ケ・セラ・セラと生きて、セ・ラビと酒を飲み(イラストレーター渡辺隆司のブログ)

なるようにしかならないけど、それが人生...せめて酒に唄って行きますか

ガッツポーズ!

イメージ 1

俺はタイガー・ウッズが大嫌いだ。
とは言っても、はじめから嫌いだった訳じゃあない。
デビューした頃の、ウッズは熱烈に応援していた。
なにより、それまでの古い空気の漂うような男子ツアーに、たった一人で切り込んでいった向こう見ずな戦士のような初々しさがあった。
彼に敗れていったプロ達の、驚いたような顔が印象的だった。
そして、自分より強い(と思われる)ものに望んでいくとき、あのガッツポーズは自分を奮い立たせるモノとして、好意的に見ることが出来た。

しかし、それもグランドスラムを完成するときまで。
誰もが認める「キング」になった今、どういう状態であろうと、あの若い挑戦者の頃と同じ、いや、もっとくどくなったガッツポーズは、俺には醜く眉をひそめるモノとしか感じられない。
まして、最近の彼のガッツポーズは、観客を煽り、同伴競技者を威嚇しているようで、とても正視できるものではない。
今では、タイガーのガッツポーズが出そうになるとチャンネルを変える...俺が熱中したゴルフの「世界一」がこんなに醜い様をするとは...と。

そして、今はそこら中で、あの真似をして「ド派手」なガッツポーズをやりまくる奴だらけ。
同伴競技者が次のパットを打つのに待っているのにもかかわらず、何時までもげんこつを突き上げてポーズする奴、全く他の同伴競技者の迷惑を考えずに興奮して動き回る奴...

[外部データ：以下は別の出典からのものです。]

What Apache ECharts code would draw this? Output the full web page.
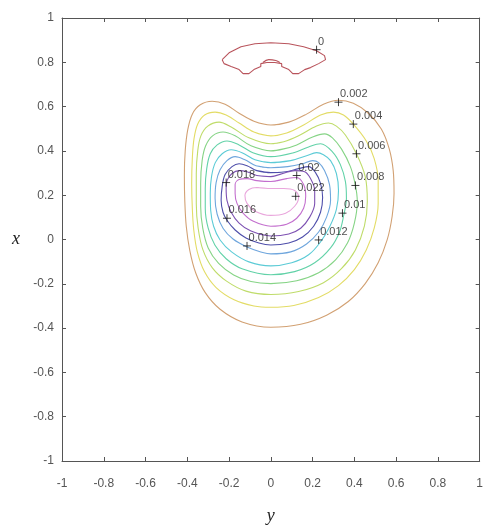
<!DOCTYPE html>
<html>
<head>
<meta charset="utf-8">
<script src="https://cdn.jsdelivr.net/npm/echarts@6/dist/echarts.min.js"></script>
<style>
  html, body { margin: 0; padding: 0; background: #fff; }
  #chart { width: 486px; height: 530px; }
</style>
</head>
<body>
<div id="chart"></div>
<script>
// contour levels, outermost (0) to innermost (0.022)
var levels = ['0', '0.002', '0.004', '0.006', '0.008', '0.01', '0.012', '0.014', '0.016', '0.018', '0.02', '0.022'];

// each point is [y, x]
var contour0 = [[-0.233,0.812],[-0.200,0.843],[-0.143,0.870],[-0.076,0.884],[0,0.888],[0.086,0.884],[0.157,0.870],[0.219,0.852],[0.257,0.830],[0.262,0.812],[0.229,0.794],[0.190,0.776],[0.162,0.767],[0.133,0.749],[0.105,0.749],[0.086,0.767],[0.052,0.781],[0.052,0.794],[0.019,0.799],[-0.019,0.799],[-0.048,0.794],[-0.048,0.781],[-0.081,0.767],[-0.105,0.749],[-0.133,0.749],[-0.152,0.767],[-0.190,0.781],[-0.224,0.794],[-0.233,0.812]];
var contour0b = [[-0.038,0.799],[-0.010,0.812],[0.024,0.808],[0.043,0.799]];
var contour002 = [[0,0.517],[-0.081,0.534],[-0.152,0.570],[-0.219,0.611],[-0.281,0.624],[-0.338,0.608],[-0.376,0.566],[-0.398,0.495],[-0.410,0.400],[-0.414,0.290],[-0.412,0.175],[-0.405,0.060],[-0.388,-0.050],[-0.360,-0.150],[-0.314,-0.240],[-0.243,-0.315],[-0.138,-0.372],[0,-0.396],[0.143,-0.383],[0.267,-0.342],[0.371,-0.280],[0.452,-0.199],[0.514,-0.105],[0.557,-0.002],[0.581,0.105],[0.590,0.208],[0.586,0.311],[0.567,0.409],[0.529,0.499],[0.467,0.570],[0.395,0.615],[0.324,0.629],[0.252,0.611],[0.171,0.566],[0.086,0.530],[0,0.517]];
var contour004 = [[0,0.468],[-0.081,0.485],[-0.152,0.526],[-0.214,0.562],[-0.267,0.575],[-0.317,0.562],[-0.350,0.521],[-0.368,0.454],[-0.376,0.365],[-0.379,0.253],[-0.376,0.141],[-0.369,0.043],[-0.352,-0.056],[-0.318,-0.145],[-0.262,-0.217],[-0.176,-0.272],[-0.081,-0.300],[0,-0.306],[0.110,-0.298],[0.229,-0.262],[0.324,-0.208],[0.400,-0.136],[0.457,-0.047],[0.495,0.051],[0.514,0.163],[0.514,0.266],[0.495,0.365],[0.457,0.445],[0.395,0.521],[0.348,0.562],[0.300,0.575],[0.238,0.562],[0.157,0.517],[0.076,0.481],[0,0.468]];
var contour006 = [[0,0.432],[-0.105,0.459],[-0.190,0.508],[-0.248,0.530],[-0.302,0.512],[-0.335,0.468],[-0.350,0.400],[-0.357,0.298],[-0.357,0.163],[-0.348,0.051],[-0.325,-0.047],[-0.280,-0.128],[-0.212,-0.188],[-0.119,-0.233],[0,-0.248],[0.133,-0.235],[0.252,-0.195],[0.338,-0.132],[0.405,-0.047],[0.448,0.060],[0.462,0.172],[0.452,0.284],[0.410,0.387],[0.357,0.472],[0.314,0.512],[0.276,0.526],[0.219,0.512],[0.133,0.468],[0.062,0.441],[0,0.432]];
var contour008 = [[0,0.400],[-0.095,0.423],[-0.171,0.468],[-0.229,0.485],[-0.279,0.468],[-0.312,0.423],[-0.329,0.356],[-0.336,0.253],[-0.336,0.150],[-0.326,0.051],[-0.300,-0.038],[-0.250,-0.108],[-0.178,-0.160],[-0.095,-0.190],[0,-0.199],[0.124,-0.186],[0.229,-0.150],[0.310,-0.092],[0.367,-0.016],[0.400,0.074],[0.414,0.172],[0.405,0.244],[0.381,0.329],[0.338,0.409],[0.295,0.459],[0.257,0.477],[0.200,0.463],[0.124,0.427],[0.062,0.409],[0,0.400]];
var contour010 = [[0,0.374],[-0.086,0.392],[-0.152,0.427],[-0.210,0.445],[-0.257,0.427],[-0.290,0.387],[-0.307,0.320],[-0.314,0.230],[-0.314,0.141],[-0.300,0.051],[-0.268,-0.025],[-0.214,-0.087],[-0.138,-0.132],[0,-0.159],[0.114,-0.145],[0.210,-0.105],[0.286,-0.038],[0.329,0.034],[0.348,0.105],[0.362,0.186],[0.357,0.262],[0.333,0.338],[0.295,0.396],[0.238,0.432],[0.181,0.418],[0.110,0.392],[0,0.374]];
var contour012 = [[0,0.347],[-0.076,0.360],[-0.138,0.392],[-0.190,0.405],[-0.233,0.387],[-0.266,0.347],[-0.284,0.284],[-0.290,0.208],[-0.288,0.132],[-0.274,0.060],[-0.243,-0.002],[-0.188,-0.056],[-0.105,-0.101],[0,-0.119],[0.100,-0.105],[0.181,-0.069],[0.238,-0.011],[0.281,0.056],[0.314,0.136],[0.324,0.221],[0.314,0.298],[0.286,0.356],[0.252,0.383],[0.219,0.392],[0.171,0.378],[0.095,0.356],[0,0.347]];
var contour014 = [[0,0.324],[-0.071,0.333],[-0.124,0.360],[-0.171,0.374],[-0.210,0.356],[-0.243,0.315],[-0.262,0.257],[-0.267,0.186],[-0.257,0.114],[-0.229,0.051],[-0.181,0.002],[-0.114,-0.034],[-0.048,-0.056],[0,-0.065],[0.095,-0.056],[0.171,-0.020],[0.229,0.034],[0.267,0.101],[0.286,0.177],[0.281,0.248],[0.257,0.311],[0.229,0.347],[0.200,0.356],[0.152,0.342],[0.081,0.329],[0,0.324]];
var contour016 = [[0,0.302],[-0.067,0.311],[-0.114,0.333],[-0.152,0.342],[-0.186,0.329],[-0.219,0.293],[-0.233,0.239],[-0.238,0.177],[-0.229,0.123],[-0.210,0.087],[-0.171,0.043],[-0.119,0.007],[-0.057,-0.016],[0,-0.025],[0.086,-0.016],[0.152,0.011],[0.205,0.060],[0.238,0.123],[0.248,0.190],[0.238,0.253],[0.214,0.302],[0.181,0.329],[0.133,0.320],[0.071,0.306],[0,0.302]];
var contour018 = [[0,0.284],[-0.067,0.289],[-0.114,0.306],[-0.152,0.311],[-0.186,0.298],[-0.210,0.266],[-0.214,0.230],[-0.210,0.177],[-0.190,0.123],[-0.152,0.074],[-0.095,0.038],[0,0.016],[0.086,0.025],[0.143,0.051],[0.186,0.101],[0.210,0.163],[0.210,0.221],[0.190,0.275],[0.162,0.306],[0.114,0.311],[0.057,0.298],[0,0.284]];
var contour020 = [[0,0.262],[-0.067,0.266],[-0.114,0.275],[-0.152,0.271],[-0.171,0.248],[-0.171,0.208],[-0.162,0.163],[-0.133,0.119],[-0.086,0.083],[0,0.060],[0.076,0.069],[0.124,0.096],[0.157,0.141],[0.167,0.195],[0.157,0.248],[0.124,0.280],[0.076,0.275],[0,0.262]];
var contour022 = [[0,0.230],[-0.067,0.235],[-0.105,0.226],[-0.124,0.199],[-0.114,0.163],[-0.076,0.128],[0,0.109],[0.071,0.119],[0.114,0.150],[0.133,0.190],[0.114,0.221],[0.062,0.230],[0,0.230]];

// where clabel put its "+" marks, one per level
var labelPoints = [[0.219,0.857],[0.324,0.620],[0.395,0.521],[0.410,0.387],[0.405,0.244],[0.343,0.119],[0.229,-0.002],[-0.114,-0.029],[-0.210,0.096],[-0.214,0.257],[0.124,0.289],[0.119,0.195]];

var contours = [contour0, contour002, contour004, contour006, contour008, contour010, contour012, contour014, contour016, contour018, contour020, contour022];
var colors = ['#b9545c', '#d2a173', '#e3dc66', '#bfdc6a', '#86d486', '#62d2a8', '#5ccbd6', '#6fa6dd', '#4e4eaa', '#7e52b2', '#c36fce', '#e9a6dc'];

var dom = document.getElementById('chart');
var myChart = echarts.init(dom);

// wrap a closed loop one point past its ends so the smoothing has no kink at the seam
function wrapLoop(pts) {
    return [pts[pts.length - 2]].concat(pts, [pts[1]]);
}

var series = [];
for (var i = 0; i < contours.length; i++) {
    series.push({
        name: levels[i],
        type: 'line',
        data: i === 0 ? contours[i] : wrapLoop(contours[i]),
        smooth: i === 0 ? false : 0.35,
        showSymbol: false,
        lineStyle: { color: colors[i], width: 1.1 },
        z: 2
    });
}
series.push({
    name: '0b',
    type: 'line',
    data: contour0b,
    smooth: 0.4,
    showSymbol: false,
    lineStyle: { color: colors[0], width: 1.1 },
    z: 2
});

var markData = [];
for (var j = 0; j < labelPoints.length; j++) {
    markData.push({ value: labelPoints[j], label: { formatter: levels[j] } });
}
series.push({
    type: 'scatter',
    data: markData,
    symbol: 'path://M0,5L10,5M5,0L5,10',
    symbolSize: 8,
    itemStyle: { color: 'rgba(0,0,0,0)', borderColor: '#111', borderWidth: 1 },
    label: {
        show: true,
        position: 'right',
        distance: 0,
        offset: [-3, -8],
        fontFamily: 'Liberation Sans',
        fontSize: 11,
        color: '#222'
    },
    z: 5
});

var axisLineStyle = { color: '#555', width: 1 };

var option = {
    animation: false,
    backgroundColor: '#fff',
    grid: { left: 62, right: 3, top: 18, bottom: 61 },
    xAxis: [{
        type: 'value', min: -1, max: 1, interval: 0.2,
        name: 'y', nameLocation: 'middle', nameGap: 46,
        nameTextStyle: { fontFamily: 'Liberation Serif', fontStyle: 'italic', fontSize: 18, color: '#222' },
        axisLine: { show: true, onZero: false, lineStyle: axisLineStyle },
        axisTick: { show: true, inside: true, length: 4, lineStyle: axisLineStyle },
        axisLabel: { fontFamily: 'Liberation Sans', fontSize: 12, color: '#555', margin: 17 },
        splitLine: { show: false }
    }, {
        type: 'value', min: -1, max: 1, interval: 0.2, position: 'top',
        axisLine: { show: true, onZero: false, lineStyle: axisLineStyle },
        axisTick: { show: true, inside: true, length: 4, lineStyle: axisLineStyle },
        axisLabel: { show: false },
        splitLine: { show: false }
    }],
    yAxis: [{
        type: 'value', min: -1, max: 1, interval: 0.2,
        name: 'x', nameLocation: 'middle', nameGap: 42, nameRotate: 0,
        nameTextStyle: { fontFamily: 'Liberation Serif', fontStyle: 'italic', fontSize: 18, color: '#222' },
        axisLine: { show: true, onZero: false, lineStyle: axisLineStyle },
        axisTick: { show: true, inside: true, length: 4, lineStyle: axisLineStyle },
        axisLabel: { fontFamily: 'Liberation Sans', fontSize: 12, color: '#555', margin: 8 },
        splitLine: { show: false }
    }, {
        type: 'value', min: -1, max: 1, interval: 0.2, position: 'right',
        axisLine: { show: true, onZero: false, lineStyle: axisLineStyle },
        axisTick: { show: true, inside: true, length: 4, lineStyle: axisLineStyle },
        axisLabel: { show: false },
        splitLine: { show: false }
    }],
    series: series
};

myChart.setOption(option);
</script>
</body>
</html>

例えば、長いパーパットがやっと入って、「よし!」と嬉しそうにげんこつを握る。
久しぶりのバーディーパットが入って、「入ったー!」と万歳をして喜ぶ。
目標だった事が実現できて静かに拳を握って、力を入れる。
...そんな風だったら、同伴競技者も「ナイスパット!」とか「ナイスバーディー!」とか、「おめでとう!」と言って、喜びを分かち合える。
微笑ましいと思うし、本当に良かったなあと思える。

だが、一人で興奮して、鼻の穴をふくらまして、「どうだ!」と言わんばかりの派手なガッツポーズをしつこくする奴なんて、ただスパイクで蹴っ飛ばしてから「お前だけがゴルフやってるんじゃない!」と言いたいだけ。
こんなガッツポーズのこんな騒ぎは、ゴルフ本来の楽しみ方とは違うんじゃないのか?
もっと紳士的な(俺は紳士ではないけど)、侍的な、騎士的な部分が必要なのではないか?
俺は、ゴルフにはあの「武士は食わねど高楊枝」の、「痩せ我慢」の美学が中心にあると思うんだけど...

タイガーの「ガッツポーズ」は、あの朝青龍の「万歳ガッツポーズ」と変わりない。
相撲は、負けてもきちんと礼をして、土俵を降りる。
礼をする前に相手が、あんなガッツポーズをして騒いでいたら、走っていって跳び蹴りしたっていいだろう。
タイガーはもう押しも押されぬゴルフ史に残るゴルファーなんだから、どんなに気合いの入った時だって、静かに軽く拳を握って「ニヤッ」と笑ってウィンクでもしたら、本当に格好いいのにと思う。

俺が今までに見た、一番格好良いガッツポーズは、先に描いた「30ヤードのナイスショット」の時...前の打席にいた若い男が、身体の不自由な男のやっと打てた30ヤードのナイスショットに、彼に見えないように後ろを向いて小さく拳を握って「ニコッ」と笑ったガッツポーズ。
こういうガッツポーズをする人とは、一度一緒にラウンドしたい...きっとスコアはともかく、素晴らしいラウンドが出来るだろうなとあ、と思う。